Take me with purpose and passion from the safety of the shore
To live out, in reckless abandon to You, a life of So Much More
Let my life not be lived as a spectator sport
My time here on earth is a breath, so short
Let the water of Your spirit be evident on me
Let me step in faith and live in full submission to you and be totally free
Let me give You fully every thing
And my heart to You forever sing
Yes Lord,
Take me with Your purpose and Your passion from the safety of the shore
I want my life to be lived out in abandon to You, the God of So Much More
Amen.
Leah Adams says
Lora,
I don’t want to just go through the motions either. This life is full of potholes and pitfalls, but also mountains of joy. Thank you for such a beautiful post. I love the pictures and The Falls look so beautiful. We have several sets of falls in our area and it has been so long since I have been to any of them. We really need to take some time and go.
Have a blessed day!!
Leah
B His Girl says
My cry echos yours. Your words and the falls both convey His beauty to my heart. I want to let the Falls flood my soul with His living water. I am refreshed in Him. Thank you Lora. You are very special in my eyes and His. B
fuzzytop says
Beautiful words Lora! I want that passion too….!
Earlier this week, after I had written in my prayer journal, I went back over my intercessory prayer requests (for myself and for others) again, and as I spoke them out loud, I just started to sob.

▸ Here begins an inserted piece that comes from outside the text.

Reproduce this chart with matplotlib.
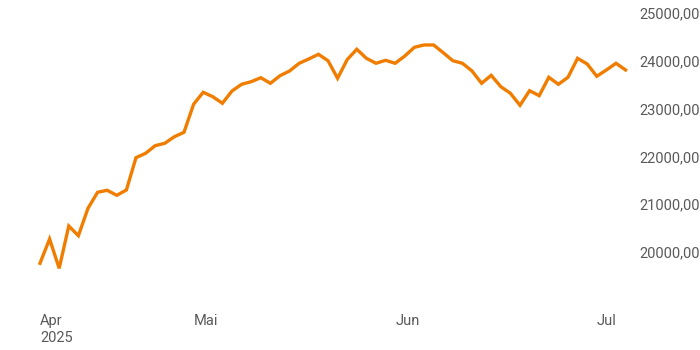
import matplotlib

matplotlib.use("Agg")
import matplotlib.pyplot as plt
import numpy as np
import pandas as pd
from matplotlib.ticker import FixedLocator, FuncFormatter

plt.rcParams["font.family"] = ["Roboto", "DejaVu Sans"]

# trading days (weekends and exchange holidays removed), Apr 7 - Jul 4 2025
holidays = ["2025-04-18", "2025-04-21", "2025-05-01"]
dates = pd.bdate_range("2025-04-07", "2025-07-04", freq="C", holidays=holidays)

close = [
    19764, 20272, 19659, 20544, 20341, 20914, 21249, 21291, 21186, 21297,
    21973, 22065, 22224, 22274, 22412, 22504, 23090, 23341, 23249, 23111,
    23368, 23508, 23563, 23646, 23529, 23688, 23787, 23948, 24038, 24136,
    24002, 23634, 24025, 24241, 24052, 23948, 24010, 23948, 24100, 24282,
    24331, 24331, 24170, 24002, 23948, 23787, 23529, 23696, 23459, 23320,
    23069, 23375, 23270, 23655, 23508, 23655, 24052, 23933, 23676, 23808,
    23948, 23808,
]

month_names = {4: "Apr", 5: "Mai", 6: "Jun", 7: "Jul"}
y_ticks = [20000, 21000, 22000, 23000, 24000, 25000]

x = np.arange(len(close))

# first trading day of each month gets a label, the first one carries the year
tick_pos, tick_lab = [], []
prev = None
for i, d in enumerate(dates):
    if d.month != prev:
        lab = month_names[d.month]
        if prev is None:
            lab += f"\n{d.year}"
        tick_pos.append(i)
        tick_lab.append(lab)
        prev = d.month

fig = plt.figure(figsize=(7, 3.5), dpi=100)
ax = fig.add_axes([30 / 700, 50 / 350, 605 / 700, 295 / 350])

ax.plot(x, close, color="#F07D00", linewidth=2.4, solid_joinstyle="miter")

ax.set_xlim(-1.04, 61.98)
ax.set_ylim(18996, 25167)

ax.xaxis.set_major_locator(FixedLocator(tick_pos))
ax.set_xticklabels(tick_lab, ha="left", va="top", linespacing=1.25)
ax.yaxis.set_major_locator(FixedLocator(y_ticks))
ax.yaxis.set_major_formatter(FuncFormatter(lambda v, _: f"{v:.2f}".replace(".", ",")))
ax.yaxis.tick_right()

ax.tick_params(axis="both", length=0, labelsize=10.5, colors="#5a5a5a")
ax.tick_params(axis="x", pad=10)
ax.tick_params(axis="y", pad=3)
for s in ax.spines.values():
    s.set_visible(False)

fig.savefig("out.png", dpi=100)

The longing I felt for these requests was almost more than I could bear. Strongest passion I have felt in some time. Your posts are good for me to read, sweet sister!
Love,
Adrienne
Cindy says
Lora,
I don’t want to go through the motions either. I want to do this thing called life with authentic passion and reckless abandon for my Jesus.
Your post always bless me so.
Cindy
Joanne : The Simple Wife says
Lora,
I just love coming by for a visit. And some day…I want to come in real life and spend a long weekend with you seeing all of your life.
My snowball bushes are still super babies–can’t wait until they get big and bloomy!
So much love,
Joanne
elaine @ peace for the journey says
I want to be drenched in the truth of God’s baptism all the days of my life.
Sounds like a perfect day for understanding it in fuller context.
Thanks for sharing your Sunday with us.
peace~elaine
sbaby58 says
Had I known you were going to Franklin I would have connected you to some of our friends there. Maybe you can go with us sometime and we can tour inside of some of the old buildings that aren’t actually open to the public. There are some absolutely fasinating places to see!
I don’t want to go through the motions either. What an inspiring entry! Thank you so much for your dedication to our family. Thank you from the bottom of my heart.
Love you all!
Andrea says
I can’t stand the thought of striving to just go through the motions. The very thought is a paradox, for the Christian life is anything but mediocrity and geting by.
Thank you for your candid, passionate post. When you beautifully shared, “I want to burn with passion for God. I want God to fan the flame of my desire for him, to burn away all that is impure in me, to be a fire fed with his Word,” you spoke the cry of my heart.
Oh, I pray I never lose one bit of my desire for Him!
Thank you for sharing your heart today and stirring mine.
In Christ’s Love,
Andrea
LOVE, MERCY AND GRACE...GOD'S GRACE says
Me either! Not going through the motions!! But sometimes I feel that way…
Awesome post to remind us…
achildoftheking says
Praise God. Use me for Your total purposed Father God. In Jesus’ name, amen.
Lora,
I don’t know how I missed this post. Sometimes in a hurried way I miss things. Thank you for visiting and commenting on my blog.